• _Direction_: List each line of the data that holds the string "matplotlib".

- - - -

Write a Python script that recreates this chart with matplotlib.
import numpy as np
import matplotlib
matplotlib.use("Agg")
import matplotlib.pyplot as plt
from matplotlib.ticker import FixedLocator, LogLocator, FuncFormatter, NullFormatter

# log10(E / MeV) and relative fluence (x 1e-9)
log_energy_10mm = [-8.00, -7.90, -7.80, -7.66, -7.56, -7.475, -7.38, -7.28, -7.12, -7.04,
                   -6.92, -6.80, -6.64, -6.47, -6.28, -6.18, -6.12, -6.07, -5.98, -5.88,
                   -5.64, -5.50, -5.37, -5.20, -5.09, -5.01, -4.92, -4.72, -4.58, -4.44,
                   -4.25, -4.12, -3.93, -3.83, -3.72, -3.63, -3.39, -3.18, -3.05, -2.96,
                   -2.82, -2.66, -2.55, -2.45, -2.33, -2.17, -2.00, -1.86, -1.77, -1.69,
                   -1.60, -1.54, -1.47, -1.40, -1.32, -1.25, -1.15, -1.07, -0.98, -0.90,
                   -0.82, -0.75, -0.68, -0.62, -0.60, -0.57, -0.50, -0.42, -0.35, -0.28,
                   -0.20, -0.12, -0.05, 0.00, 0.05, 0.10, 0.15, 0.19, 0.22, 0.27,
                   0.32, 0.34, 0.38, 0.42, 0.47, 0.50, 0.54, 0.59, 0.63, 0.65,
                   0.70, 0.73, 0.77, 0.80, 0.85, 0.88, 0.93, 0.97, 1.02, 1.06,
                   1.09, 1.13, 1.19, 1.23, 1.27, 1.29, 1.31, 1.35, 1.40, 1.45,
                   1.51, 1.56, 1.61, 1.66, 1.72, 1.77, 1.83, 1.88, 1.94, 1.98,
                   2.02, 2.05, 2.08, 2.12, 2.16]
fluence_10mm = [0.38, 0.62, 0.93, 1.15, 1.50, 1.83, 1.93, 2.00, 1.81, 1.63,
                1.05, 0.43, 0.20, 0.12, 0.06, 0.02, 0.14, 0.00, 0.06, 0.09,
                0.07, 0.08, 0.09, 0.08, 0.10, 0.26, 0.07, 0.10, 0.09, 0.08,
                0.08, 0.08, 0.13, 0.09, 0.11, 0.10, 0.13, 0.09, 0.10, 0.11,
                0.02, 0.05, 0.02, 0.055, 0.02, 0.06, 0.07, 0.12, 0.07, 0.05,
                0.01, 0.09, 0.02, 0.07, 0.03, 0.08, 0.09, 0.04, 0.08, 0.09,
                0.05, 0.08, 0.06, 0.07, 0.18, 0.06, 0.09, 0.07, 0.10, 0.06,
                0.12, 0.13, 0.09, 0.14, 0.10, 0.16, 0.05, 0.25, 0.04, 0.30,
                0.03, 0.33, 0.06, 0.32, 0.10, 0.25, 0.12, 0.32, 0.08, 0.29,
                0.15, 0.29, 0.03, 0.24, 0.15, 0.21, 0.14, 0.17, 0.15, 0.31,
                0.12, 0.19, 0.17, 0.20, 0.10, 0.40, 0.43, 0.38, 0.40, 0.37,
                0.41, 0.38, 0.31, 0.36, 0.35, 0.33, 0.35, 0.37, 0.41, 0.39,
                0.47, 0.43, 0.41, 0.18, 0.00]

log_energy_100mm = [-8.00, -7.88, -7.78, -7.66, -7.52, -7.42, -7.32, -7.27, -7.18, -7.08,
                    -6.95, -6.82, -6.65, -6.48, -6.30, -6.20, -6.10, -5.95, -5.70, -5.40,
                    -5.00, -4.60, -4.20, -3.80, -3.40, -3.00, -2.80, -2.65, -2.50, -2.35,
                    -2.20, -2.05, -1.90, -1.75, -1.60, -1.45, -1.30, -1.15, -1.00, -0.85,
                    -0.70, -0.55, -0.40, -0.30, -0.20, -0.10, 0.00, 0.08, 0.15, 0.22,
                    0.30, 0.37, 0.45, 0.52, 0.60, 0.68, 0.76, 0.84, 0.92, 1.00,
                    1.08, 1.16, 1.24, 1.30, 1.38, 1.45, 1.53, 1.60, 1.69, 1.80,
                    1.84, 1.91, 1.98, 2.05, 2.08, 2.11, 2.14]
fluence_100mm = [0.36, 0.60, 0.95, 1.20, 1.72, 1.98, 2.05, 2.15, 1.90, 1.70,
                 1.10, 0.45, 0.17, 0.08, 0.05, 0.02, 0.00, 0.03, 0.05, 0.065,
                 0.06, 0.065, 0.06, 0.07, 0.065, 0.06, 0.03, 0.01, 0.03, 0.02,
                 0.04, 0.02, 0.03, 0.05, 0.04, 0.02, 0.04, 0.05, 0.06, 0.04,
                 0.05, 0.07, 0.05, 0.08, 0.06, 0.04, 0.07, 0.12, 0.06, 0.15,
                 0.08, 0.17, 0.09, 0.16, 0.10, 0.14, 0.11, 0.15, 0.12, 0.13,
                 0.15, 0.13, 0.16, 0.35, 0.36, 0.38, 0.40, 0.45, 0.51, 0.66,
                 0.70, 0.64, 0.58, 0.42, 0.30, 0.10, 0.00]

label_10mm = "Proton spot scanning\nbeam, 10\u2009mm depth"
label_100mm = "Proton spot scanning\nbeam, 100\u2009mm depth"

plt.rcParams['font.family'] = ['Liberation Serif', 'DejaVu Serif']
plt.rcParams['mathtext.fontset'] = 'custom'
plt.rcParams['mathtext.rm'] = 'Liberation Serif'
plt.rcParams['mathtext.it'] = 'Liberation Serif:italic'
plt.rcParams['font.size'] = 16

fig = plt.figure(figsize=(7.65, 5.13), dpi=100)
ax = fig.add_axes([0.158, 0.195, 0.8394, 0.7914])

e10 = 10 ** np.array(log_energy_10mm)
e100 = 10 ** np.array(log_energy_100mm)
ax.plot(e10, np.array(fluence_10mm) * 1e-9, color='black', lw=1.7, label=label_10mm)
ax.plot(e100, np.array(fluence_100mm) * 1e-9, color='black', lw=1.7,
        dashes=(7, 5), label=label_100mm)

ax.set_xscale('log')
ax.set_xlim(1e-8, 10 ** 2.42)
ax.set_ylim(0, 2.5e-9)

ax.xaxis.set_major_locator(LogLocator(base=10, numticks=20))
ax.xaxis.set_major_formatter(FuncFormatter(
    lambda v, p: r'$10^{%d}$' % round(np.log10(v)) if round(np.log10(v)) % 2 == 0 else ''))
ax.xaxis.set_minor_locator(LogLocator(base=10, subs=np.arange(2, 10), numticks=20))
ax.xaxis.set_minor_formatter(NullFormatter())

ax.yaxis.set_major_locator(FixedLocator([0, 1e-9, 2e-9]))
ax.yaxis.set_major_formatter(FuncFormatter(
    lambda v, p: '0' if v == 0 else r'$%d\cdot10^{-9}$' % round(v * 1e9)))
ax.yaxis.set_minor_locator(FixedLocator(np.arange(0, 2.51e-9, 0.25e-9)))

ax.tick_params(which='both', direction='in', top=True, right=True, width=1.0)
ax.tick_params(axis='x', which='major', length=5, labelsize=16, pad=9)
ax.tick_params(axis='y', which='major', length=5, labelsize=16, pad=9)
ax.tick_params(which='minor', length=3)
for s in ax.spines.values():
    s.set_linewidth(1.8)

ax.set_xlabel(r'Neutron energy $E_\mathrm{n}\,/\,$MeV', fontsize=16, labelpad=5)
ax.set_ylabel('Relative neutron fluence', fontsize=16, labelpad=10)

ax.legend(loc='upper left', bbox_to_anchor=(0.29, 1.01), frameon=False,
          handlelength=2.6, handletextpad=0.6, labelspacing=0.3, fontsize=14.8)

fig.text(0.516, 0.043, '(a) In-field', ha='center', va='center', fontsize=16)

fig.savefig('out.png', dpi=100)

- - - -

• _Complete output_:
Write a Python script that recreates this chart with matplotlib.
import matplotlib
matplotlib.use("Agg")
import matplotlib.pyplot as plt
from matplotlib.ticker import FixedLocator, LogLocator, FuncFormatter, NullFormatter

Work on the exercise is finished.